:: PROBLEM TO SOLVE ::
Transcribe everything in the data word for word. Pictures are left out.

:: COLLECTED MATERIAL ::
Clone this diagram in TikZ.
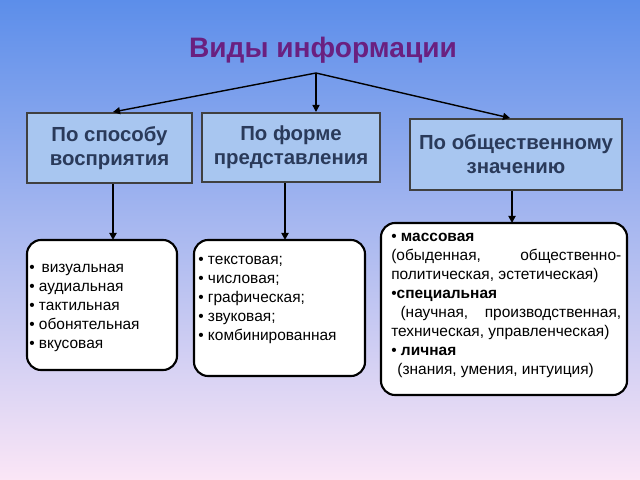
\documentclass[tikz,border=0pt]{standalone}
\usepackage{fontspec}
\setmainfont{Liberation Sans}
\usetikzlibrary{arrows.meta}
\definecolor{bgtop}{HTML}{5C8EEA}
\definecolor{bgbot}{HTML}{FBE6F6}
\definecolor{headfill}{HTML}{A8C6F0}
\definecolor{titlecol}{HTML}{6A2080}
\definecolor{headtext}{HTML}{2A3A5A}
\tikzset{
	kindbox/.style={draw=black!75, line width=2pt, fill=headfill, text=headtext, font=\fontsize{14.5}{17}\selectfont\bfseries, align=center, inner sep=0pt},
	listbox/.style={draw=black, line width=1.5pt, fill=white, rounded corners=10pt},
	listtext/.style={font=\fontsize{11}{13.5}\selectfont, align=left, anchor=north west, inner sep=0pt},
	pointer/.style={-{Triangle[length=5pt,width=5pt]}, line width=1.5pt}
}
\begin{document}
\begin{tikzpicture}[x=0.025cm,y=-0.025cm]

\fill[top color=bgtop, bottom color=bgbot] (0,0) rectangle (640,480);
\useasboundingbox (0,0) rectangle (640,480);

\node[font=\fontsize{20}{22}\selectfont\bfseries, text=titlecol] (title) at (323,50) {Виды информации};
\coordinate (root) at (316,73);

\node[kindbox, minimum width=165*0.025cm, minimum height=70*0.025cm] (form1) at (109.5,148) {По способу\\восприятия};
\node[kindbox, minimum width=178*0.025cm, minimum height=69*0.025cm] (form2) at (291,147.5) {По форме\\представления};
\node[kindbox, minimum width=212*0.025cm, minimum height=71*0.025cm] (form3) at (516,154.5) {По общественному\\значению};

\draw[line width=1pt, -{Triangle[length=5pt,width=5pt]}] (root) -- (113,112);
\draw[line width=1pt, -{Triangle[length=5pt,width=5pt]}] (root) -- (316,112);
\draw[line width=1pt, -{Triangle[length=5pt,width=5pt]}] (root) -- (510,118);

\draw[listbox] (27,240) rectangle (177,370);
\draw[listbox] (194,240) rectangle (365,376);
\draw[listbox] (381,223) rectangle (627,395);
\coordinate (list1) at (113,240);
\coordinate (list2) at (285,240);
\coordinate (list3) at (512,223);

\draw[pointer] (form1.south -| list1) -- (list1);
\draw[pointer] (form2.south -| list2) -- (list2);
\draw[pointer] (form3.south -| list3) -- (list3);

\node[listtext] (kinds1) at (29,264) {•\ \,визуальная\\• аудиальная\\• тактильная\\• обонятельная\\• вкусовая};
\node[listtext] (kinds2) at (198,256) {• текстовая;\\• числовая;\\• графическая;\\• звуковая;\\• комбинированная};
\node[listtext, text width=230*0.025cm, align=justify] (kinds3) at (391,233) {%
• \textbf{массовая}\\
(обыденная, общественно-политическая, эстетическая)\\
•\textbf{специальная}\\
\hspace*{0.6em}(научная, производственная, техническая, управленческая)\\
• \textbf{личная}\\
\hspace*{0.4em}(знания, умения, интуиция)};

\end{tikzpicture}
\end{document}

:: THE RESPONSE ::
Clone this diagram in TikZ.
\documentclass[tikz,border=0pt]{standalone}
\usepackage{fontspec}
\setmainfont{Liberation Sans}
\usetikzlibrary{arrows.meta}
\definecolor{bgtop}{HTML}{5C8EEA}
\definecolor{bgbot}{HTML}{FBE6F6}
\definecolor{headfill}{HTML}{A8C6F0}
\definecolor{titlecol}{HTML}{6A2080}
\definecolor{headtext}{HTML}{2A3A5A}
\tikzset{
	kindbox/.style={draw=black!75, line width=2pt, fill=headfill, text=headtext, font=\fontsize{14.5}{17}\selectfont\bfseries, align=center, inner sep=0pt},
	listbox/.style={draw=black, line width=1.5pt, fill=white, rounded corners=10pt},
	listtext/.style={font=\fontsize{11}{13.5}\selectfont, align=left, anchor=north west, inner sep=0pt},
	pointer/.style={-{Triangle[length=5pt,width=5pt]}, line width=1.5pt}
}
\begin{document}
\begin{tikzpicture}[x=0.025cm,y=-0.025cm]

\fill[top color=bgtop, bottom color=bgbot] (0,0) rectangle (640,480);
\useasboundingbox (0,0) rectangle (640,480);

\node[font=\fontsize{20}{22}\selectfont\bfseries, text=titlecol] (title) at (323,50) {Виды информации};
\coordinate (root) at (316,73);

\node[kindbox, minimum width=165*0.025cm, minimum height=70*0.025cm] (form1) at (109.5,148) {По способу\\восприятия};
\node[kindbox, minimum width=178*0.025cm, minimum height=69*0.025cm] (form2) at (291,147.5) {По форме\\представления};
\node[kindbox, minimum width=212*0.025cm, minimum height=71*0.025cm] (form3) at (516,154.5) {По общественному\\значению};

\draw[line width=1pt, -{Triangle[length=5pt,width=5pt]}] (root) -- (113,112);
\draw[line width=1pt, -{Triangle[length=5pt,width=5pt]}] (root) -- (316,112);
\draw[line width=1pt, -{Triangle[length=5pt,width=5pt]}] (root) -- (510,118);

\draw[listbox] (27,240) rectangle (177,370);
\draw[listbox] (194,240) rectangle (365,376);
\draw[listbox] (381,223) rectangle (627,395);
\coordinate (list1) at (113,240);
\coordinate (list2) at (285,240);
\coordinate (list3) at (512,223);

\draw[pointer] (form1.south -| list1) -- (list1);
\draw[pointer] (form2.south -| list2) -- (list2);
\draw[pointer] (form3.south -| list3) -- (list3);

\node[listtext] (kinds1) at (29,264) {•\ \,визуальная\\• аудиальная\\• тактильная\\• обонятельная\\• вкусовая};
\node[listtext] (kinds2) at (198,256) {• текстовая;\\• числовая;\\• графическая;\\• звуковая;\\• комбинированная};
\node[listtext, text width=230*0.025cm, align=justify] (kinds3) at (391,233) {%
• \textbf{массовая}\\
(обыденная, общественно-политическая, эстетическая)\\
•\textbf{специальная}\\
\hspace*{0.6em}(научная, производственная, техническая, управленческая)\\
• \textbf{личная}\\
\hspace*{0.4em}(знания, умения, интуиция)};

\end{tikzpicture}
\end{document}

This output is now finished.